1. Utilize your advisor
Even if your grades are good and you’re on track with your courses, go to your advisor. At some community colleges, meeting with an academic advisor is mandatory at specific times. This was the case my first year and part of my second. At my second advising meeting, I was able to create a two-year plan of all the classes I needed to take before transferring to a four-year school and I followed it, using it as a guide for course registration each semester.
I didn’t know that I could take communications courses—which aren’t available on my community college campus but are at other campuses in the district—and get an associate field of study in Journalism. When I consulted my advisor about some science courses, I was told about this associate plan and the five extra courses I’d need to take to receive it. In short, you can find out about more specific degree plans and special courses that align with your major from your advisor. You don’t always have to follow your course plan, but if you’re unsure about the classes you want or need to transfer, academic advising can help.

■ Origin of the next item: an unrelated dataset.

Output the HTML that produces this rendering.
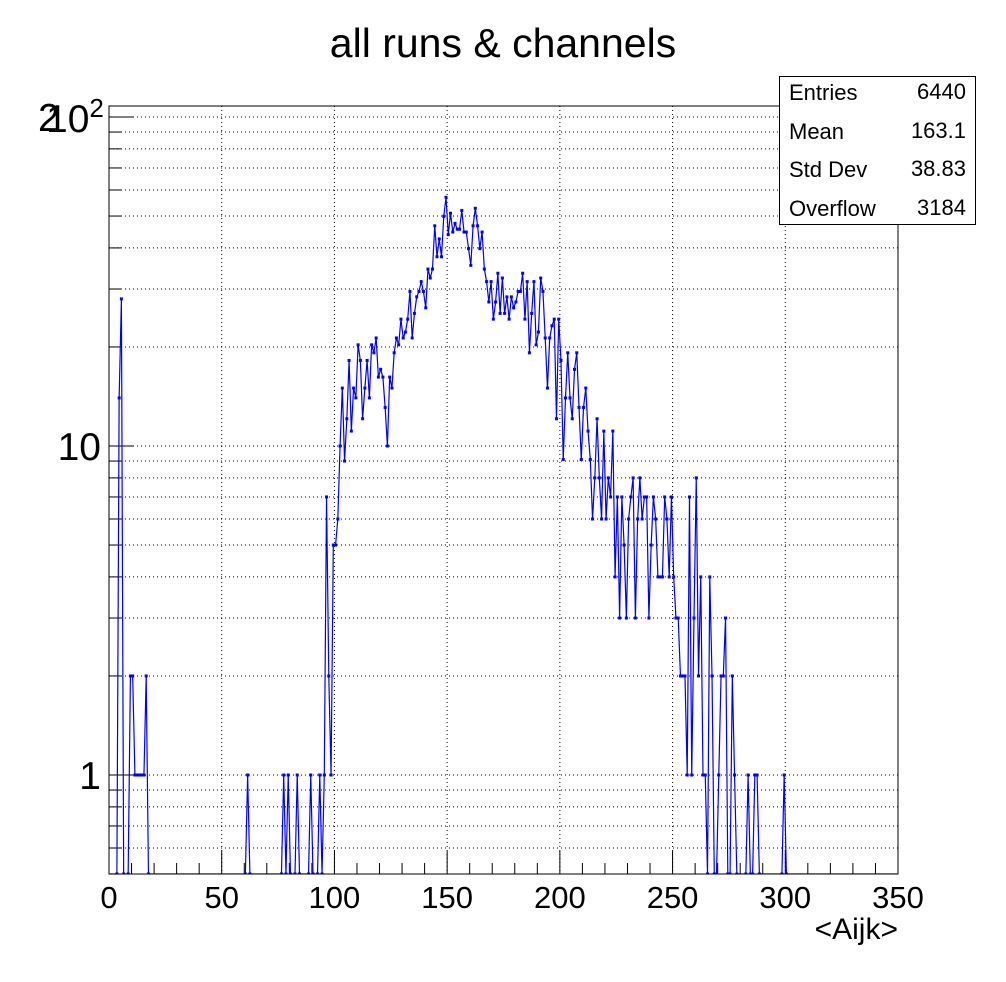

2. Start working on your CV
CV is the abbreviation for curriculum vitae, which is similar to a résumé, but longer and more detailed. It typically includes your skills, awards, honors, education, publications, and other credentials you may have.
I first learned about CVs from one of my mentors. I wish I had learned about them much sooner because they’re a great tool when you’re applying for scholarships, internships, jobs, and even your transfer schools. Why? If you’re at a loss for what to say in your essays or what to list under volunteer service and awards, you can reference your CV. Plus, it’s good to have on hand when applications explicitly ask for it.
3. Learn to interview, not just be interviewed
Until my last semester of community college, I never really had to interview anyone, so I didn’t appreciate the value of it. Being interviewed was easy for me, but being the interviewer took some practice. But this is a crucial skill to learn regardless of your major or career goals.
Conducting interviews is a process that starts with research to base your questions on. Then you have to formulate questions relevant to the subject and interviewee. You should practice before going to the actual interview. When you get there, you can use the most relevant responses and other questions that come up to complete your assignment or gain a better understanding of an event, career, or class you’d like to know more about.
After taking two media writing classes, I’ve learned several things about interviewing, including avoiding easy questions. An important thing is to have a conversation with your interviewee before starting your interview to make them feel comfortable. People love to talk about themselves, and they may provide great information and details you weren’t expecting. Learning the art of interviewing can make you a more effective communicator in everyday situations, helping you know when to talk and when to listen.
4. Get involved, but not over-involved
In community college, getting involved in activities and organizations can be a fun and engaging choice to make the most of your time there. It can also help you build different skills, meet new people, and even prepare you for participating in activities at a four-year university (if you plan to transfer). However, you need to keep your classes and health in mind too and find a balance.
I’ve always been active in at least one thing on or off campus, but I decided to amp up my involvement by taking several leadership positions in activities and volunteering last year. I eventually became overwhelmed with stress and wondered if I’d finish assignments on time with all my activities. I felt obligated to stick with everything and do it well.
Getting involved is good, and some students can handle a lot of activities, but you should learn what you can handle. Step away when it gets to be too much for your health and other priorities, or you may hurt yourself.
Related: How to Find Community on Campus
5. You can be an introvert and still be a leader
College in general can be hard when you’re an introvert. This was the case for me, as I avoided being the leader in most things because I was afraid of making mistakes and being criticized. I know I mentioned above that I took on multiple leadership positions, but I had to work up to that level of comfort. I made slow progress becoming more willing to lead, but I took my biggest step last fall when I became an officer for Phi Theta Kappa, a community college honor society on campus.
It may take some coaching and guidance from your peers and mentors, but it also takes motivation and dedication. I learned that my shyness and introversion didn’t prevent me from being a leader, but my insecurities and mindset did. Soon I took on other active roles in clubs and organizations and became a better communicator and speaker.
If you have trouble with shyness, taking on leadership roles can help prepare you for when you leave for your future four-year college or university. You’ll be more comfortable interacting outside your comfort zone, which makes the transition easier.